7. Cleaning Up Unused Volumes

Over time, you may accumulate unused volumes that are no longer attached to any containers. You can remove these dangling volumes with the following command:

docker volume prune -f

This command removes all unused volumes, freeing up disk space.

8. Migrating Data Between Volumes

You can copy data between two Docker volumes by creating a temporary container that mounts both volumes and then using cp or rsync to copy the data.

docker run --rm -v source_volume:/from -v target_volume:/to busybox \
  sh -c "cp -a /from/. /to/"
  
This command copies all data from source_volume to target_volume.

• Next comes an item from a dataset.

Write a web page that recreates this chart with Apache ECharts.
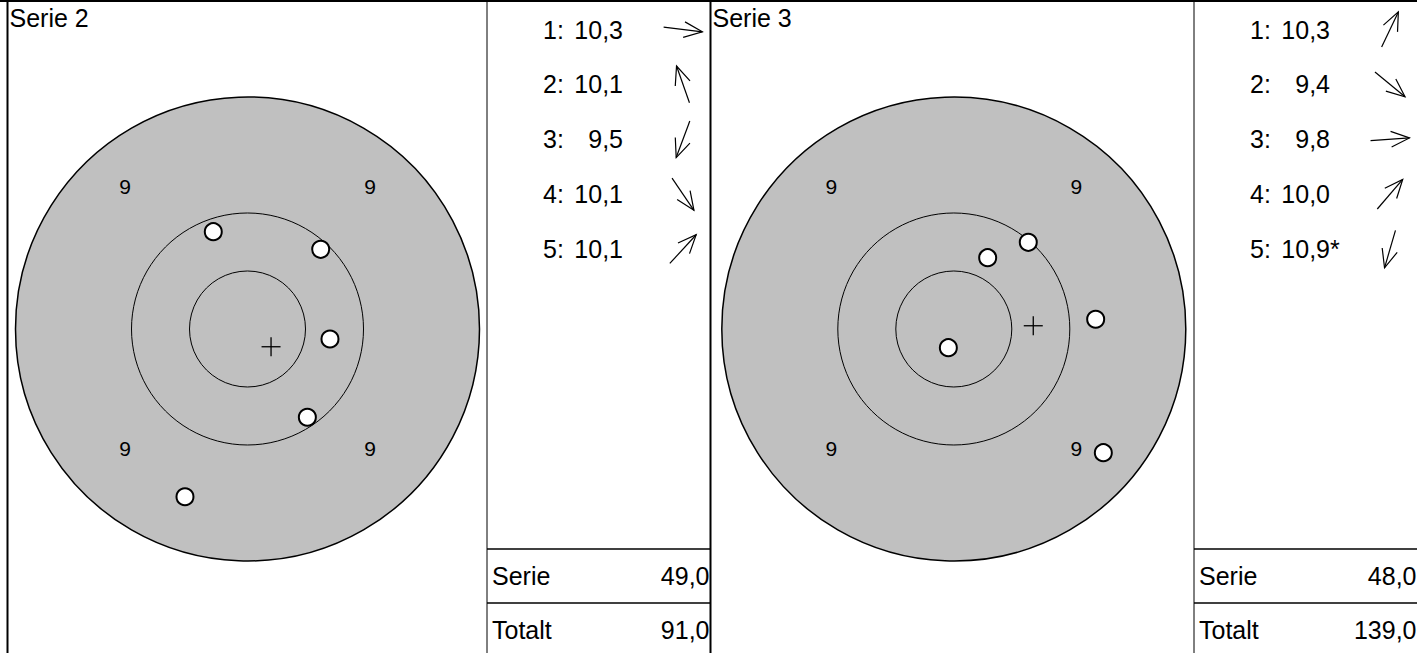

These advanced commands provide greater flexibility and control over how you manage persistent storage in Docker, allowing you to tailor storage solutions to your specific needs.

Conclusion

Persistent storage is a critical aspect of containerized applications, especially when dealing with databases, logs, or other stateful data. Docker provides flexible options with volumes and bind mounts, allowing you to choose the best approach for your application's needs.

Volumes offer a robust, Docker-managed solution for persisting data.
Bind Mounts provide direct access to the host filesystem, which can be useful in certain scenarios.

Understanding these options will help you make informed decisions about how to manage data in your Docker containers effectively.